== Raw data

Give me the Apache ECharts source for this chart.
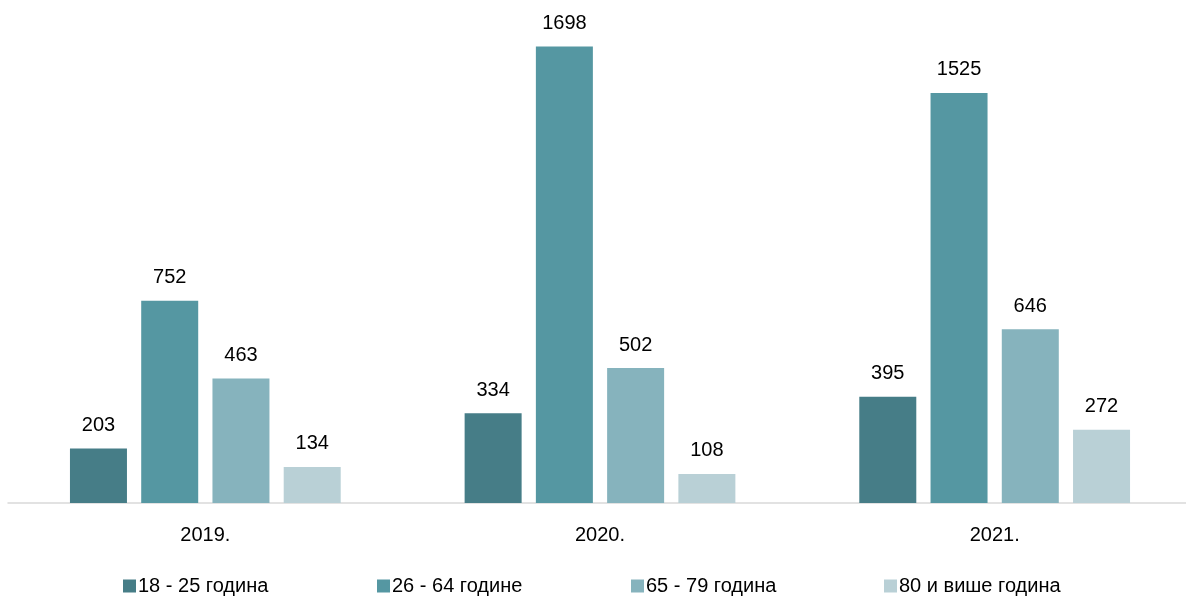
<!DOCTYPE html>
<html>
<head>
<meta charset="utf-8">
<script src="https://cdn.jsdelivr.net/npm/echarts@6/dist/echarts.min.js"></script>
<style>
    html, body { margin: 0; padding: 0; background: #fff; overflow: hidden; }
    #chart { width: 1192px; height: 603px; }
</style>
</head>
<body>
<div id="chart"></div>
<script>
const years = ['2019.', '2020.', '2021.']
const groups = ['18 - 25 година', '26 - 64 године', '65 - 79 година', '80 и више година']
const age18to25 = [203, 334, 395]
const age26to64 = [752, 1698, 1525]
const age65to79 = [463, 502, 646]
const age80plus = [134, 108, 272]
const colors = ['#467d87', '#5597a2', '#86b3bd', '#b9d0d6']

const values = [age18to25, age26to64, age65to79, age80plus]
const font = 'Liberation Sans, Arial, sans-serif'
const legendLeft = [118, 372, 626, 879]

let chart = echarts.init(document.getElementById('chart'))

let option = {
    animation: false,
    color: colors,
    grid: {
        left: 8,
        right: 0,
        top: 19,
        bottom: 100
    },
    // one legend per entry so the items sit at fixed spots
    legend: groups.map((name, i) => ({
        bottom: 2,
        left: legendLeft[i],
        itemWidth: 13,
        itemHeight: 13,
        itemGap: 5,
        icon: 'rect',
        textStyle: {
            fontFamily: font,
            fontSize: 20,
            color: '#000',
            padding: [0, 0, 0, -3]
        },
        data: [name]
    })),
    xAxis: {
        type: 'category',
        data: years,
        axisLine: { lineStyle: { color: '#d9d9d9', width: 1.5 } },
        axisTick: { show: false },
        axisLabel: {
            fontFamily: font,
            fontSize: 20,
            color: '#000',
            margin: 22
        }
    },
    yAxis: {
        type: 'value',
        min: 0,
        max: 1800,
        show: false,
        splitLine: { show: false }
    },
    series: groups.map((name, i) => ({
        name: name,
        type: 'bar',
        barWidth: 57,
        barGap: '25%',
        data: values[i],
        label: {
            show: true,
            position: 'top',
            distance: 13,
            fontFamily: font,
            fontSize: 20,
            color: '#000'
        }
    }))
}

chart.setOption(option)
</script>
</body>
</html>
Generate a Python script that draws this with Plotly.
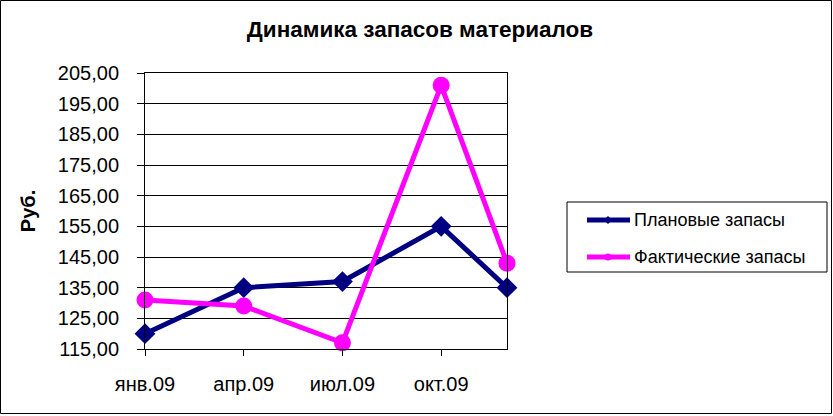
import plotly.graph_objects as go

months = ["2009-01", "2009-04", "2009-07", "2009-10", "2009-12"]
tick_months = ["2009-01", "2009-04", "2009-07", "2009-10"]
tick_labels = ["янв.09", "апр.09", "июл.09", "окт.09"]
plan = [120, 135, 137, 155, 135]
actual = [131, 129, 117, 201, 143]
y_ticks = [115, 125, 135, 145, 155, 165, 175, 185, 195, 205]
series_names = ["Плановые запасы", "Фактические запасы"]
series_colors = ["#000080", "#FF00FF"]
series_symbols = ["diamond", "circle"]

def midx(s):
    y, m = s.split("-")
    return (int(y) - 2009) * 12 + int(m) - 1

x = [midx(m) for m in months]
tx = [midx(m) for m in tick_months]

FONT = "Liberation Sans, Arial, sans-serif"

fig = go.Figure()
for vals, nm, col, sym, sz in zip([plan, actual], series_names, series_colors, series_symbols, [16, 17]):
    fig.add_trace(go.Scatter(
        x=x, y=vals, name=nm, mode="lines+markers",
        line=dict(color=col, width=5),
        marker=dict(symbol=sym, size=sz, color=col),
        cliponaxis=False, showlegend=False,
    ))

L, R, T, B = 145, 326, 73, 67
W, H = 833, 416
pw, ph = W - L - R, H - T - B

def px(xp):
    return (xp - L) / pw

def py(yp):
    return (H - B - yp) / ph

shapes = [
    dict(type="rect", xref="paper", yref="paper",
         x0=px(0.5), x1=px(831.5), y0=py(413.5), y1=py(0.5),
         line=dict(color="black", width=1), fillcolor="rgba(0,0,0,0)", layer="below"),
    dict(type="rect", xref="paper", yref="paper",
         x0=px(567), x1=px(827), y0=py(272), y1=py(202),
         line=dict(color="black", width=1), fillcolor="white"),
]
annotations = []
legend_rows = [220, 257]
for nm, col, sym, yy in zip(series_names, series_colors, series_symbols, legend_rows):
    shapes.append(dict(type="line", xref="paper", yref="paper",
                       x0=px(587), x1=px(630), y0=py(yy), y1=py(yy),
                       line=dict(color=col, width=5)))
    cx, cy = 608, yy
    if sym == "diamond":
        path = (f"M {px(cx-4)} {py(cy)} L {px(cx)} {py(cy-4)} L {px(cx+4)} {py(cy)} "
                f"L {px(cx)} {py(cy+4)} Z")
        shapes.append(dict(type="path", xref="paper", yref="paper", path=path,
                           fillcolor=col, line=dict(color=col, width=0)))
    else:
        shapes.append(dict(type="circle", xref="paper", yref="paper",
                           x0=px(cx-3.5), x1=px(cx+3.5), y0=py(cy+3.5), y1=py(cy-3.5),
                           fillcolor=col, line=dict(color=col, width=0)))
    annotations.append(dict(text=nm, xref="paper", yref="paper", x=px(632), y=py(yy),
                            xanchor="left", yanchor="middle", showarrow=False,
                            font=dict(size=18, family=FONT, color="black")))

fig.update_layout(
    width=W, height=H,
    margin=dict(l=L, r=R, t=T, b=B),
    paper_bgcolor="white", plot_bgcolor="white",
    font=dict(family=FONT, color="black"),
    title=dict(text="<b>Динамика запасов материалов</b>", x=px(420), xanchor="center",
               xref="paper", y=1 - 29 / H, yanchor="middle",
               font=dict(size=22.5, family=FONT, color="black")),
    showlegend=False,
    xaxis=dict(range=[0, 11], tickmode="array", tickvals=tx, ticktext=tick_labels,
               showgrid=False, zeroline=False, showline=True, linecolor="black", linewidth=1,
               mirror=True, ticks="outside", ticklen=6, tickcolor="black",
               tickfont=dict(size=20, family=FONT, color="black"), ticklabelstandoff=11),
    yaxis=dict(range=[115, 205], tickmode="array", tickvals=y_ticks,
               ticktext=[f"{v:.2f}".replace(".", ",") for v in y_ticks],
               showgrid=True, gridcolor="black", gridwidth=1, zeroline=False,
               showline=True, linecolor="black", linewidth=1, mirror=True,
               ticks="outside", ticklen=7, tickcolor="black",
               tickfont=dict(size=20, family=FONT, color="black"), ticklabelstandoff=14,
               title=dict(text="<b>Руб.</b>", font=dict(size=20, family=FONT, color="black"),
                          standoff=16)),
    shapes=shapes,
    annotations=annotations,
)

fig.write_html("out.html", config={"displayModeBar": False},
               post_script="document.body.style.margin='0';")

====
== Raw data

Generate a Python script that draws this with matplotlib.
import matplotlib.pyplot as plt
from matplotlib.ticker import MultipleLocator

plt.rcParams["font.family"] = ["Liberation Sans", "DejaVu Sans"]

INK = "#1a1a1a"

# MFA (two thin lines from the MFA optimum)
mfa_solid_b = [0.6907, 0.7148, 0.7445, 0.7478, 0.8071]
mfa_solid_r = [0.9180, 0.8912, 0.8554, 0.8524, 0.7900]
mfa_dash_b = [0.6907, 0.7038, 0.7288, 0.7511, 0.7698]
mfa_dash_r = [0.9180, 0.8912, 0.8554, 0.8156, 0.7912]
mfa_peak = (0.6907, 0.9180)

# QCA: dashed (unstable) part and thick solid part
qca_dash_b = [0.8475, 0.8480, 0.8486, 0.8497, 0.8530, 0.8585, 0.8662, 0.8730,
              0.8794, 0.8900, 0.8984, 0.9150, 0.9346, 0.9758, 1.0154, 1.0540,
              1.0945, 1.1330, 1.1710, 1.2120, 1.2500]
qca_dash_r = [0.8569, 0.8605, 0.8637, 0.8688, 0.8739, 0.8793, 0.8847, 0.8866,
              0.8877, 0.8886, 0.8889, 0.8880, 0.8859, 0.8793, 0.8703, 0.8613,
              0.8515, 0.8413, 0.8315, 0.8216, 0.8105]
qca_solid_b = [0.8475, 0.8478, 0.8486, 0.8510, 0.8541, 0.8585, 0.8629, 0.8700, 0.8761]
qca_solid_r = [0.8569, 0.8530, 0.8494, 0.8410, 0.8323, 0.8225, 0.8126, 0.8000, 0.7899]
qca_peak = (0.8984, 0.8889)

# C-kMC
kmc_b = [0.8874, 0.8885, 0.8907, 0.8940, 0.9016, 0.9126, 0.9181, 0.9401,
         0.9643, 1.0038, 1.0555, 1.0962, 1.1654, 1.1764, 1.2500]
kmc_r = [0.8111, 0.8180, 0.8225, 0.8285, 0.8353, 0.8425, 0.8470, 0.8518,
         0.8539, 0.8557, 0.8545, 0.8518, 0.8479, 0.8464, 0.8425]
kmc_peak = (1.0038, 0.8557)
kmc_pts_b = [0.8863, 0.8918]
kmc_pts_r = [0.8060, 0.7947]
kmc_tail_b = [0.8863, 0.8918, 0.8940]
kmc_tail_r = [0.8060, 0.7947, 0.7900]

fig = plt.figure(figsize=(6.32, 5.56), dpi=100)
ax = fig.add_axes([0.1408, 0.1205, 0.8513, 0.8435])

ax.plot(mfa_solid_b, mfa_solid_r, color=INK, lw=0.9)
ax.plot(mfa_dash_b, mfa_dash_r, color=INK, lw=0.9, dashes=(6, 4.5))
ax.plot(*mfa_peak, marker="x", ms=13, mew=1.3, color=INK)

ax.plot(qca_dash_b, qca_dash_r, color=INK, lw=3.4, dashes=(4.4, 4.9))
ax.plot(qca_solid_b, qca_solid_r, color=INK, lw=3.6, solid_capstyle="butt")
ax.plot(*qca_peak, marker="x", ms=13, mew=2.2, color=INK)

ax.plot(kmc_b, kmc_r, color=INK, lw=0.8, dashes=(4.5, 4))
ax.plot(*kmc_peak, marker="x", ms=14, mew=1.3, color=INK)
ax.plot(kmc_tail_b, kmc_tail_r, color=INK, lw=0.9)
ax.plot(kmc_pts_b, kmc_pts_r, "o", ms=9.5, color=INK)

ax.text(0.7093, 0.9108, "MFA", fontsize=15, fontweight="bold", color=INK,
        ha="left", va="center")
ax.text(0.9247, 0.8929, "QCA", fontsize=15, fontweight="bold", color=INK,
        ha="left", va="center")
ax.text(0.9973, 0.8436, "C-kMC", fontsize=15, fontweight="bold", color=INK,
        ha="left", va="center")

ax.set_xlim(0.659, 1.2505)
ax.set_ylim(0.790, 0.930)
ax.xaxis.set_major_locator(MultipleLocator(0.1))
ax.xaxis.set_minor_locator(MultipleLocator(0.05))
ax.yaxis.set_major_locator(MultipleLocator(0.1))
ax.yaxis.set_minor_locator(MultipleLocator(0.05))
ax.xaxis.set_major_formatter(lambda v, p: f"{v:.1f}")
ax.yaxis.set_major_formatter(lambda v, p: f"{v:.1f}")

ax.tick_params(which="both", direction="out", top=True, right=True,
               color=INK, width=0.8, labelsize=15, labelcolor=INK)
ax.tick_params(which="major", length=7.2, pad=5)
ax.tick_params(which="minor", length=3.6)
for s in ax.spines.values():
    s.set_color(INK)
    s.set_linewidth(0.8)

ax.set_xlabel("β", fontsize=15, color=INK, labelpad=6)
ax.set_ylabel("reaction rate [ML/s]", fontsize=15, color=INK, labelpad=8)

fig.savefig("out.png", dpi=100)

====
== Raw data

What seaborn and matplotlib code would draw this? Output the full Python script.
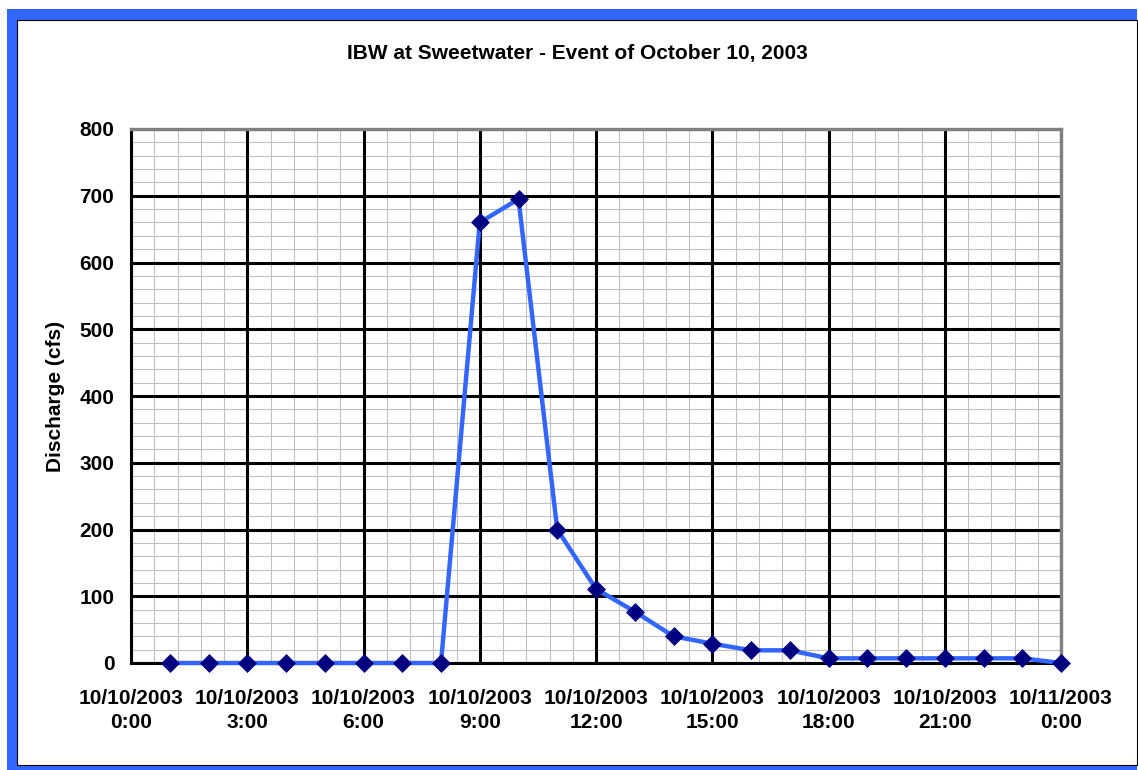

====

_Directions for this task_
Repeat exactly, and only, the lines from the one containing "Generate a Python script that draws this with matplotlib." through the one containing "mfa_peak = (0.6907, 0.9180)", both included.

_Solution to the exercise_
Generate a Python script that draws this with matplotlib.
import matplotlib.pyplot as plt
from matplotlib.ticker import MultipleLocator

plt.rcParams["font.family"] = ["Liberation Sans", "DejaVu Sans"]

INK = "#1a1a1a"

# MFA (two thin lines from the MFA optimum)
mfa_solid_b = [0.6907, 0.7148, 0.7445, 0.7478, 0.8071]
mfa_solid_r = [0.9180, 0.8912, 0.8554, 0.8524, 0.7900]
mfa_dash_b = [0.6907, 0.7038, 0.7288, 0.7511, 0.7698]
mfa_dash_r = [0.9180, 0.8912, 0.8554, 0.8156, 0.7912]
mfa_peak = (0.6907, 0.9180)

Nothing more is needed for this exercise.